Wayne Bould strongly suggests that the best way to avoid this gas price crisis is for the federal government to put some money, approximately $40 million, into a joint fund with the Tasmanian state government with a view to purchasing our gas pipeline. That way the government takes control of the situation and can guarantee the delivery of competitively priced gas to all Tasmanians for the foreseeable future. Unlike the majority of politicians in this parliament whose focus is on clean energy at any cost, Mr Bould and Tasmanian captains of industry understand that, in order for Tasmania—indeed, Australia—to thrive, prosper and protect workers when competing on unfair overseas markets, we must be able to deliver and guarantee cheap energy to our communities. When compared to our overseas competitors in America, our industries are paying approximately three times the cost of energy. That means that, for a business to compete, they must cut wages and conditions of Australian workers or just go broke. We do not want either, so we must guarantee our businesses cheaper energy. In describing his solution to the gas price crisis, Mr Bould said:

Federal government can subsidise the transmission costs, but the other thing I put to you guys the other day is that when you look at the large pledges of money .. that normally occurs when you move to election mode in this crazy three-year cycle.

... people start to wave their arms around and say we will put $20 million for this and $30 million for that; it's going to generate some jobs.

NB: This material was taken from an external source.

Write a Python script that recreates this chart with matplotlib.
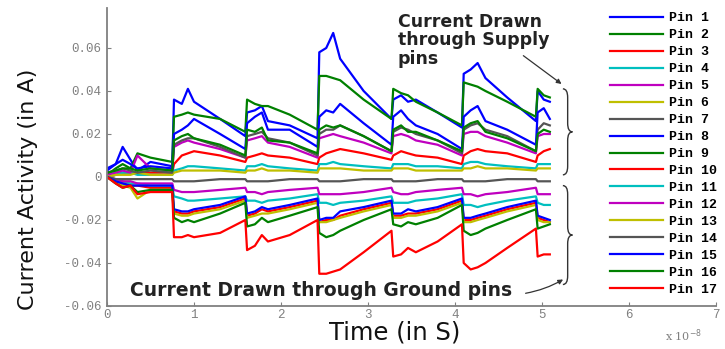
# Current activity per pin over time (supply pins above zero, ground pins below)

from itertools import cycle

import matplotlib

matplotlib.use("Agg")
import matplotlib.pyplot as plt
from matplotlib.font_manager import FontProperties
from matplotlib.path import Path
from matplotlib.patches import PathPatch

W_PX, H_PX = 725, 349

# time axis in units of 1e-8 s
TIME = [0.00, 0.10, 0.18, 0.27, 0.35, 0.50, 0.75,
        0.77, 0.86, 0.93, 1.00, 1.30, 1.59,
        1.61, 1.70, 1.78, 1.85, 2.10, 2.42,
        2.44, 2.52, 2.60, 2.68, 2.95, 3.27,
        3.29, 3.38, 3.46, 3.55, 3.80, 4.08,
        4.10, 4.18, 4.26, 4.35, 4.60, 4.93,
        4.95, 5.02, 5.09]

# supply pins
PIN_1 = [0.003, 0.006, 0.014, 0.008, 0.003, 0.007, 0.005,
         0.036, 0.034, 0.041, 0.035, 0.027, 0.019,
         0.030, 0.031, 0.033, 0.026, 0.024, 0.018,
         0.058, 0.060, 0.067, 0.055, 0.040, 0.027,
         0.036, 0.038, 0.035, 0.036, 0.030, 0.023,
         0.048, 0.050, 0.053, 0.046, 0.037, 0.026,
         0.040, 0.036, 0.035]
PIN_2 = [0.001, 0.004, 0.006, 0.004, 0.011, 0.009, 0.007,
         0.028, 0.029, 0.030, 0.029, 0.027, 0.021,
         0.036, 0.034, 0.033, 0.033, 0.029, 0.022,
         0.047, 0.047, 0.046, 0.045, 0.036, 0.027,
         0.041, 0.039, 0.038, 0.035, 0.030, 0.024,
         0.044, 0.043, 0.042, 0.040, 0.035, 0.028,
         0.041, 0.038, 0.037]
PIN_3 = [0.000, 0.001, 0.002, 0.002, 0.002, 0.002, 0.002,
         0.006, 0.010, 0.011, 0.012, 0.010, 0.007,
         0.009, 0.010, 0.011, 0.010, 0.009, 0.006,
         0.009, 0.011, 0.012, 0.013, 0.011, 0.008,
         0.010, 0.012, 0.011, 0.010, 0.009, 0.006,
         0.010, 0.012, 0.013, 0.012, 0.011, 0.007,
         0.010, 0.012, 0.013]
PIN_4 = [0.000, 0.001, 0.002, 0.002, 0.001, 0.001, 0.001,
         0.003, 0.004, 0.005, 0.005, 0.004, 0.003,
         0.005, 0.005, 0.006, 0.005, 0.004, 0.003,
         0.006, 0.006, 0.007, 0.006, 0.005, 0.004,
         0.006, 0.006, 0.006, 0.005, 0.005, 0.004,
         0.006, 0.007, 0.007, 0.006, 0.005, 0.004,
         0.006, 0.006, 0.006]
PIN_5 = [0.001, 0.002, 0.003, 0.002, 0.010, 0.004, 0.003,
         0.014, 0.016, 0.017, 0.016, 0.013, 0.009,
         0.017, 0.018, 0.019, 0.016, 0.014, 0.009,
         0.018, 0.019, 0.020, 0.019, 0.016, 0.011,
         0.019, 0.020, 0.019, 0.017, 0.015, 0.010,
         0.020, 0.021, 0.021, 0.019, 0.016, 0.011,
         0.019, 0.020, 0.020]
PIN_6 = [0.000, 0.001, 0.001, 0.001, 0.002, 0.001, 0.001,
         0.002, 0.003, 0.003, 0.003, 0.003, 0.002,
         0.003, 0.003, 0.004, 0.003, 0.003, 0.002,
         0.004, 0.004, 0.004, 0.004, 0.003, 0.003,
         0.004, 0.004, 0.004, 0.003, 0.003, 0.003,
         0.004, 0.004, 0.005, 0.004, 0.004, 0.003,
         0.004, 0.004, 0.004]
PIN_7 = [0.002, 0.003, 0.004, 0.003, 0.002, 0.003, 0.002,
         0.015, 0.017, 0.018, 0.018, 0.014, 0.009,
         0.019, 0.020, 0.021, 0.018, 0.016, 0.010,
         0.020, 0.022, 0.022, 0.024, 0.019, 0.012,
         0.021, 0.023, 0.022, 0.020, 0.017, 0.011,
         0.022, 0.024, 0.025, 0.022, 0.019, 0.012,
         0.022, 0.025, 0.024]
PIN_8 = [0.004, 0.006, 0.008, 0.006, 0.004, 0.005, 0.004,
         0.020, 0.022, 0.024, 0.027, 0.020, 0.013,
         0.025, 0.028, 0.030, 0.022, 0.022, 0.014,
         0.028, 0.031, 0.030, 0.034, 0.025, 0.015,
         0.028, 0.031, 0.027, 0.024, 0.020, 0.013,
         0.028, 0.031, 0.033, 0.026, 0.022, 0.015,
         0.030, 0.032, 0.027]
PIN_9 = [0.002, 0.003, 0.004, 0.004, 0.003, 0.004, 0.003,
         0.017, 0.019, 0.020, 0.018, 0.015, 0.010,
         0.022, 0.021, 0.023, 0.017, 0.016, 0.011,
         0.022, 0.024, 0.023, 0.024, 0.019, 0.012,
         0.022, 0.024, 0.021, 0.021, 0.017, 0.012,
         0.023, 0.025, 0.026, 0.021, 0.018, 0.012,
         0.020, 0.022, 0.021]

# ground pins
PIN_10 = [0.000, -0.002, -0.003, -0.004, -0.004, -0.005, -0.005,
          -0.016, -0.017, -0.017, -0.016, -0.014, -0.010,
          -0.018, -0.017, -0.015, -0.016, -0.014, -0.011,
          -0.021, -0.020, -0.020, -0.018, -0.015, -0.012,
          -0.018, -0.018, -0.017, -0.017, -0.015, -0.011,
          -0.020, -0.020, -0.019, -0.018, -0.015, -0.012,
          -0.019, -0.020, -0.021]
PIN_11 = [0.000, -0.001, -0.002, -0.003, -0.003, -0.004, -0.004,
          -0.009, -0.010, -0.011, -0.011, -0.010, -0.009,
          -0.011, -0.011, -0.012, -0.011, -0.010, -0.008,
          -0.012, -0.012, -0.013, -0.012, -0.011, -0.009,
          -0.012, -0.012, -0.012, -0.011, -0.010, -0.008,
          -0.013, -0.013, -0.014, -0.013, -0.011, -0.009,
          -0.012, -0.013, -0.013]
PIN_12 = [0.000, -0.001, -0.002, -0.002, -0.003, -0.003, -0.003,
          -0.006, -0.007, -0.007, -0.007, -0.006, -0.005,
          -0.007, -0.007, -0.008, -0.007, -0.006, -0.005,
          -0.008, -0.008, -0.008, -0.008, -0.007, -0.005,
          -0.007, -0.008, -0.008, -0.007, -0.006, -0.005,
          -0.008, -0.008, -0.009, -0.008, -0.007, -0.005,
          -0.008, -0.008, -0.008]
PIN_13 = [0.000, -0.002, -0.004, -0.005, -0.010, -0.006, -0.006,
          -0.017, -0.018, -0.018, -0.017, -0.015, -0.011,
          -0.019, -0.018, -0.017, -0.017, -0.015, -0.012,
          -0.021, -0.021, -0.020, -0.019, -0.016, -0.013,
          -0.019, -0.019, -0.018, -0.018, -0.016, -0.012,
          -0.021, -0.021, -0.020, -0.019, -0.016, -0.013,
          -0.020, -0.021, -0.021]
PIN_14 = [0.000, -0.001, -0.001, -0.001, -0.001, -0.001, -0.001,
          -0.002, -0.002, -0.002, -0.002, -0.001, -0.001,
          -0.002, -0.002, -0.002, -0.002, -0.001, -0.001,
          -0.002, -0.002, -0.002, -0.002, -0.001, -0.001,
          -0.002, -0.002, -0.002, -0.002, -0.001, -0.001,
          -0.002, -0.002, -0.002, -0.002, -0.001, -0.001,
          -0.002, -0.002, -0.002]
PIN_15 = [0.000, -0.002, -0.003, -0.004, -0.004, -0.004, -0.004,
          -0.015, -0.016, -0.016, -0.015, -0.013, -0.009,
          -0.017, -0.016, -0.014, -0.015, -0.013, -0.010,
          -0.020, -0.019, -0.019, -0.016, -0.014, -0.011,
          -0.017, -0.017, -0.015, -0.016, -0.014, -0.010,
          -0.019, -0.019, -0.018, -0.017, -0.014, -0.011,
          -0.018, -0.019, -0.020]
PIN_16 = [0.000, -0.003, -0.005, -0.004, -0.007, -0.006, -0.006,
          -0.019, -0.021, -0.020, -0.021, -0.017, -0.012,
          -0.023, -0.022, -0.019, -0.021, -0.018, -0.014,
          -0.026, -0.028, -0.027, -0.025, -0.020, -0.015,
          -0.022, -0.023, -0.021, -0.022, -0.019, -0.013,
          -0.025, -0.027, -0.026, -0.024, -0.020, -0.015,
          -0.024, -0.023, -0.022]
PIN_17 = [0.000, -0.003, -0.005, -0.004, -0.008, -0.007, -0.007,
          -0.028, -0.028, -0.027, -0.028, -0.026, -0.020,
          -0.034, -0.032, -0.027, -0.030, -0.027, -0.020,
          -0.045, -0.045, -0.044, -0.043, -0.035, -0.025,
          -0.037, -0.036, -0.033, -0.035, -0.030, -0.022,
          -0.040, -0.043, -0.042, -0.040, -0.033, -0.024,
          -0.037, -0.036, -0.036]

PINS = [PIN_1, PIN_2, PIN_3, PIN_4, PIN_5, PIN_6, PIN_7, PIN_8, PIN_9,
        PIN_10, PIN_11, PIN_12, PIN_13, PIN_14, PIN_15, PIN_16, PIN_17]
LABELS = [f"Pin {i + 1}" for i in range(len(PINS))]

X_TICKS = [0, 1, 2, 3, 4, 5, 6, 7]
Y_TICKS = [-0.06, -0.04, -0.02, 0.0, 0.02, 0.04, 0.06]
Y_TICK_LABELS = ["-0.06", "-0.04", "-0.02", "0", "0.02", "0.04", "0.06"]

# matlab's classic colour order
COLOURS = ["#0000ff", "#008000", "#ff0000", "#00bfbf", "#bf00bf", "#bfbf00", "#555555"]

GREY = "#808080"
TICK_FONT = FontProperties(family=["Liberation Mono", "DejaVu Sans Mono"], size=9)
LEGEND_FONT = FontProperties(family=["Liberation Mono", "DejaVu Sans Mono"], weight="bold", size=9.5)


def brace(ax, x, y_bottom, y_top, w=0.055, d=0.004):
    """Right-pointing curly brace drawn in data coordinates."""
    ym = (y_bottom + y_top) / 2
    verts = [
        (x, y_top),
        (x + w, y_top), (x + w, y_top - d),
        (x + w, ym + d),
        (x + w, ym), (x + 2 * w, ym),
        (x + w, ym), (x + w, ym - d),
        (x + w, y_bottom + d),
        (x + w, y_bottom), (x, y_bottom),
    ]
    codes = [Path.MOVETO,
             Path.CURVE3, Path.CURVE3,
             Path.LINETO,
             Path.CURVE3, Path.CURVE3,
             Path.CURVE3, Path.CURVE3,
             Path.LINETO,
             Path.CURVE3, Path.CURVE3]
    ax.add_patch(PathPatch(Path(verts, codes), fill=False, lw=1.0, ec="#333333"))


fig = plt.figure(figsize=(W_PX / 100, H_PX / 100), dpi=100)
ax = fig.add_axes([107 / W_PX, 43 / H_PX, 609 / W_PX, 298 / H_PX])

colours = cycle(COLOURS)
for values, label in zip(PINS, LABELS):
    ax.plot(TIME, values, color=next(colours), lw=1.6, label=label)

ax.set_xlim(0, 7)
ax.set_ylim(-0.06, 0.0786)
ax.set_xticks(X_TICKS)
ax.set_xticklabels([str(t) for t in X_TICKS])
ax.set_yticks(Y_TICKS)
ax.set_yticklabels(Y_TICK_LABELS)
for lab in ax.get_xticklabels() + ax.get_yticklabels():
    lab.set_fontproperties(TICK_FONT)
ax.tick_params(direction="in", length=3, width=0.8, colors=GREY, pad=4)
ax.tick_params(axis="x", pad=2)

for side in ["top", "right"]:
    ax.spines[side].set_visible(False)
for side in ["left", "bottom"]:
    ax.spines[side].set_color(GREY)
    ax.spines[side].set_linewidth(1.3)

ax.set_xlabel("Time (in S)", fontsize=17.5, family="DejaVu Sans", color="#111111")
ax.xaxis.set_label_coords((395 - 107) / 609, -0.047)
ax.set_ylabel("Current Activity (in A)", fontsize=16, family="DejaVu Sans", color="#111111")
ax.yaxis.set_label_coords((38 - 107) / 609, 0.39)

fig.text(683 / W_PX, 1 - 336 / H_PX, r"x 10$^{-8}$", ha="center", va="center",
         color=GREY, fontsize=8, family="DejaVu Serif")

# annotations
ax.text(3.34, 0.0765, "Current Drawn\nthrough Supply\npins", ha="left", va="top",
        fontsize=12.5, fontweight="bold", linespacing=1.05, color="#222222")
ax.annotate("", xy=(5.25, 0.0425), xytext=(4.76, 0.0572),
            arrowprops=dict(arrowstyle="-|>", color="#333333", lw=0.9, mutation_scale=7))
ax.text(0.27, -0.0527, "Current Drawn through Ground pins", ha="left", va="center",
        fontsize=13.5, fontweight="bold", color="#222222")
ax.annotate("", xy=(5.27, -0.0470), xytext=(4.78, -0.0543),
            arrowprops=dict(arrowstyle="-|>", color="#333333", lw=0.9, mutation_scale=7,
                            connectionstyle="arc3,rad=0.1"))

brace(ax, 5.24, 0.001, 0.041)
brace(ax, 5.24, -0.050, -0.004)

ax.legend(loc="upper left", bbox_to_anchor=(610 / W_PX, 1 - 12 / H_PX),
          bbox_transform=fig.transFigure, frameon=False, prop=LEGEND_FONT,
          handlelength=4.0, handletextpad=0.45, labelspacing=0.36,
          borderaxespad=0, borderpad=0)

fig.savefig("out.png", dpi=100)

The first rule for dealing with politics is the jobs never arrive, the money gets spent and predominantly gets wasted. So if you look at sensibly applying money to infrastructure in Tasmania, and one of the big issues Tasmania has right now is replacement of infrastructure, then you would be better off saying to the government: 'Put some money towards a loan for us to buy out Palisades so that the Tasmanian government could own the pipeline forever and a day.'

There are several ways to do it. One example would be the government stumps up $40 million and, between the state government's AAA borrowing rating and the federal government's AAA rating, we go to an investment bank or an investor of the toll road scenario and say to them: 'You fund the rest of it and you get a return on it for the next four or five years.' But at the end of the four or five years or ten years, the loan is repaid and the Tasmanian government then owns the pipeline. Or alternatively you have a toll on the pipeline for that period of time, but it resumes to the Tasmanian government and that way, ultimately, we get to own it.

The trick is not so much in looking after what comes down the pipeline now but in using it strategically. If we want to build on the north-west and north-east coast or in the midlands and Oatlands then we want to build downstream processing or value-adding processing for niche businesses that take our resources and add value to them, either from the forest or from minerals, or even from agriculture.

Just about every downstream processing plant requires energy and one of the best forms of energy, one of the most efficient forms of energy, the least polluting energy is gas. So if you want to take a hardwood woodchip that is currently being exported to Japan and make it into pellets that can be used for power generation or house frames, or technologically advanced things such as they are making in Scandinavia, you can do that. They are not big businesses but you can have a lot of small businesses. They are all energy dependent so the conversion process from woodchip to whatever your end result output is will always be dependent on energy. The energy that comes from that gas pipeline can be redeployed to add benefit that will ultimately add downstream jobs and downstream processing.

I call on the government, both state and federal, to listen and respect business people like Mr Bould and the Tasmanian economic council, and to act to protect us from this looming Tasmanian gas price crisis.